Submitted to: Meeting Abstract
Publication Type: Abstract Only
Publication Acceptance Date: January 15, 2012
Publication Date: January 21, 2012
Citation: Fitzmaurice, J.A., Crow, W.T. 2012. Online vegetation opacity parameter estimation over Little Washita watershed using AMSR-E passive microwave observations [abstract]. Meeting Abstract. 2012 CDROM.

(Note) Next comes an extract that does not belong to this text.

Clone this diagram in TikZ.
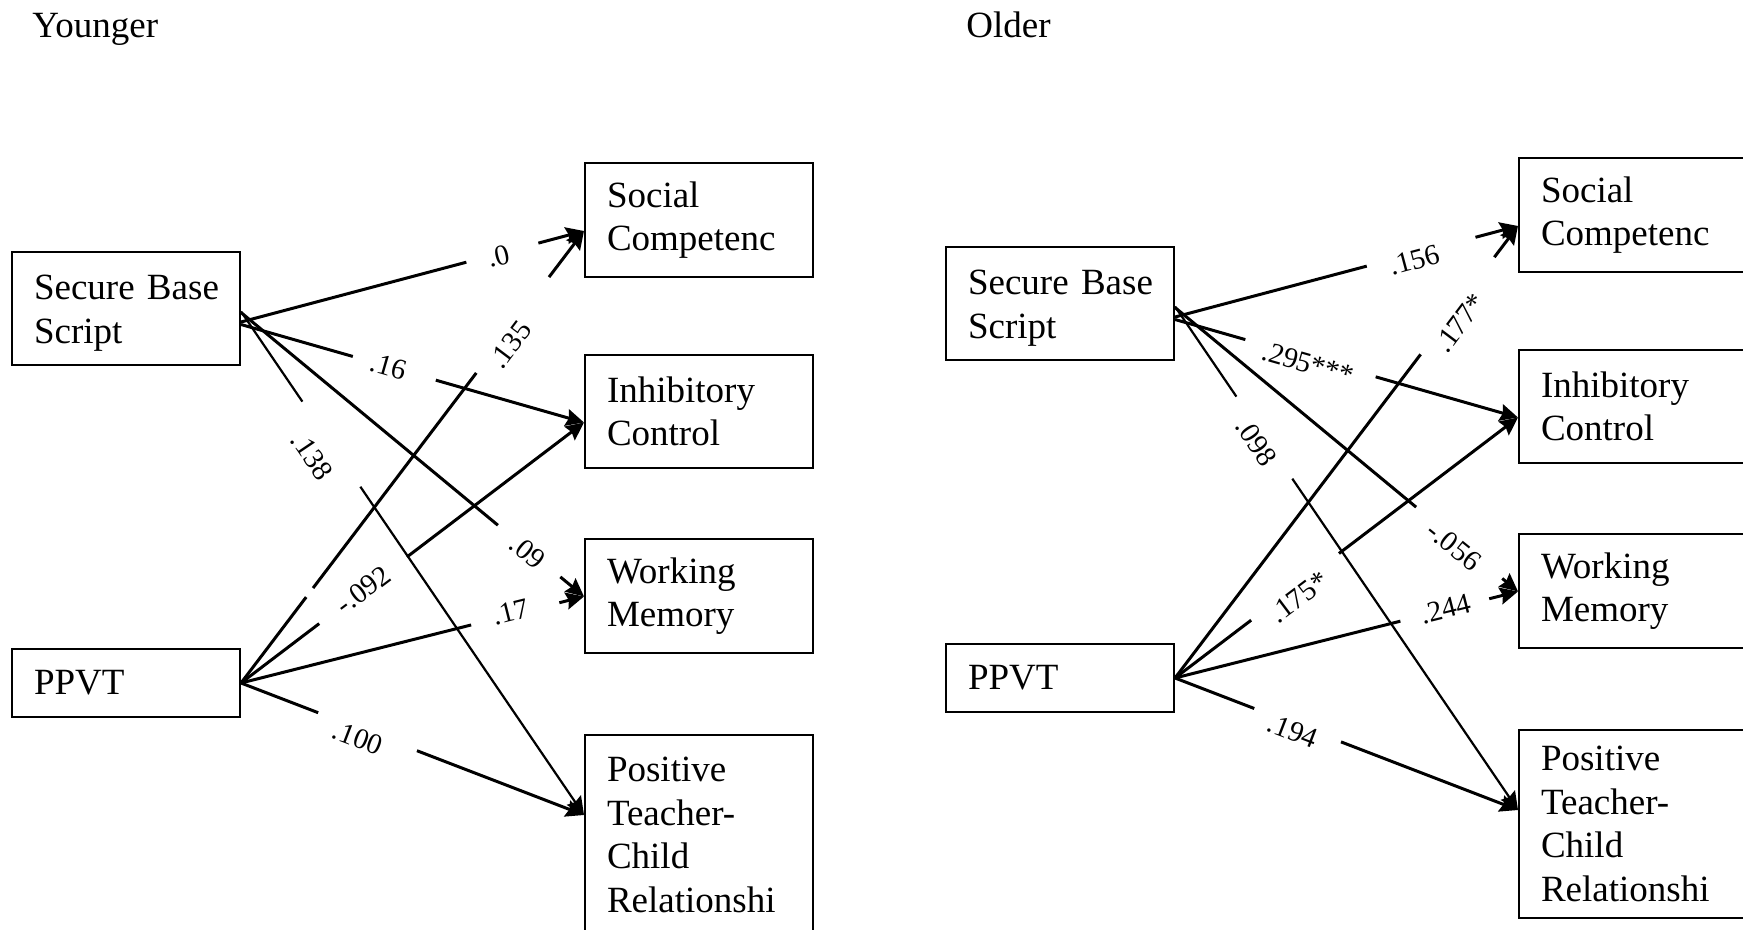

Technical Abstract: The vegetation opacity parameter is a key input needed to map surface soil moisture and other landsurface properties to brightness temperature. An integrated approach to estimating vegetation and soil moisture may provide a better soil moisture estimate than relying on opacity estimates from visible/near infrared vegetation indices. We test a new online vegetation parameter estimation method using AMSR-E satellite observations over Little Washita watershed during several growing seasons. An ensemble Kalman filter consisting of a multi-layer soil hydrology model and an omega-tau type radiative transfer model is used to assimilate C-band and X-band, vertical and horizontal polarization observations. A state augmentation approach which appends the parameter(s) to the state vector is used for parameter estimation. Open loop filter statistics (without observation updates) and filter soil moisture statistics using AMSR-E data are computed using an in situ soil moisture dataset available starting from July 2002 in Little Washita watershed. Results show that vegetation parameter estimates are reasonable. Observation bias correction parameter estimation tests within the ensemble Kalman filter are also discussed. This research is relevant for applications directly assimilating brightness temperature observations such as the planned NASA SMAP (Soil Moisture Active Passive) Level 4 surface and root zone soil moisture product.